Enable tcp keepalive and 'seconds between keepalive' are totally different things, one is for TCP level keepalive, another is application level implementation. 

option 1: use tcp keepalive.
'Connection' menu:
Disable Nagle's algorithm
Enable TCP keepalives

option 2: use application level keepalive
'connection' - seconds between keepalives (0 to turn off)

You might consider to eanble 'Connection' -> 'SSH' -> 'X11'
Enable X11 forwarding
Enable MIT-Magic-Cookie-1


 Save the session


The following is from Putty documentation http://the.earth.li/~sgtatham/putty/0.58/htmldoc/Chapter4.html#config-keepalive

If you find your sessions are closing unexpectedly (most often with ‘Connection reset by peer’) after they have been idle for a while, you might want to try using this option.

Some network routers and firewalls need to keep track of all connections through them. Usually, these firewalls will assume a connection is dead if no data is transferred in either direction after a certain time interval.

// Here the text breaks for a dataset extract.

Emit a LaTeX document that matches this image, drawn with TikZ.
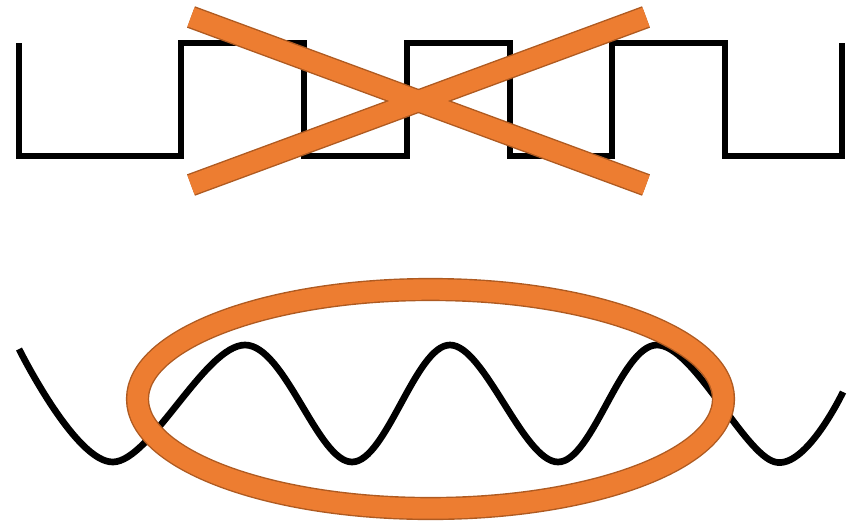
\documentclass[tikz,border=0pt]{standalone}
\usepackage{xcolor}
\usepackage{tikz}
\definecolor{markorange}{HTML}{ED7D31}
\definecolor{markedge}{HTML}{AE5A21}
\tikzset{
  signal/.style={line width=3.8pt, line cap=butt, line join=miter},
  markrim/.style={markedge, line width=#1, line cap=butt},
  markfill/.style={markorange, line width=#1, line cap=butt}
}

\begin{document}
\begin{tikzpicture}[x=0.02cm, y=-0.02cm]
\useasboundingbox (0,0) rectangle (861,524);
% square wave
\draw[signal] (19,43) -- (19,156) -- (181,156) -- (181,43) -- (304,43) -- (304,156)
  -- (407,156) -- (407,43) -- (510,43) -- (510,156) -- (612,156) -- (612,43)
  -- (725,43) -- (725,156) -- (842,156) -- (842,43);
% smooth wave
\draw[signal, line join=round] plot[smooth, tension=0.6] coordinates {(19,349) (113,462) (245,345) (352,462) (450,345) (558,462) (657,345) (775,462) (843,392)};
% cross over the square wave
\draw[markrim=13pt] (191,17) -- (646,185);
\draw[markrim=13pt] (191,185) -- (646,17);
\draw[markfill=11.4pt] (191,17) -- (646,185);
\draw[markfill=11.4pt] (191,185) -- (646,17);
% ring round the smooth wave
\draw[markrim=13.2pt] (430.5,399) ellipse [x radius=293, y radius=109.5];
\draw[markfill=11.6pt] (430.5,399) ellipse [x radius=293, y radius=109.5];
\end{tikzpicture}
\end{document}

This can cause PuTTY sessions to be unexpectedly closed by the firewall if no traffic is seen in the session for some time.

The keepalive option (‘Seconds between keepalives’) allows you to configure PuTTY to send data through the session at regular intervals, in a way that does not disrupt the actual terminal session. If you find your firewall is cutting idle connections off, you can try entering a non-zero value in this field. The value is measured in seconds; so, for example, if your firewall cuts connections off after ten minutes then you might want to enter 300 seconds (5 minutes) in the box.

Note that keepalives are not always helpful. They help if you have a firewall which drops your connection after an idle period; but if the network between you and the server suffers from breaks in connectivity then keepalives can actually make things worse. If a session is idle, and connectivity is temporarily lost between the endpoints, but the connectivity is restored before either side tries to send anything, then there will be no problem - neither endpoint will notice that anything was wrong. However, if one side does send something during the break, it will repeatedly try to re-send, and eventually give up and abandon the connection. Then when connectivity is restored, the other side will find that the first side doesn't believe there is an open connection any more. Keepalives can make this sort of problem worse, because they increase the probability that PuTTY will attempt to send data during a break in connectivity. Therefore, you might find they help connection loss, or you might find they make it worse, depending on what kind of network problems you have between you and the server.

Keepalives are only supported in Telnet and SSH; the Rlogin and Raw protocols offer no way of implementing them. (For an alternative, see section 4.13.3.)

Note that if you are using SSH-1 and the server has a bug that makes it unable to deal with SSH-1 ignore messages (see section 4.23.1), enabling keepalives will have no effect.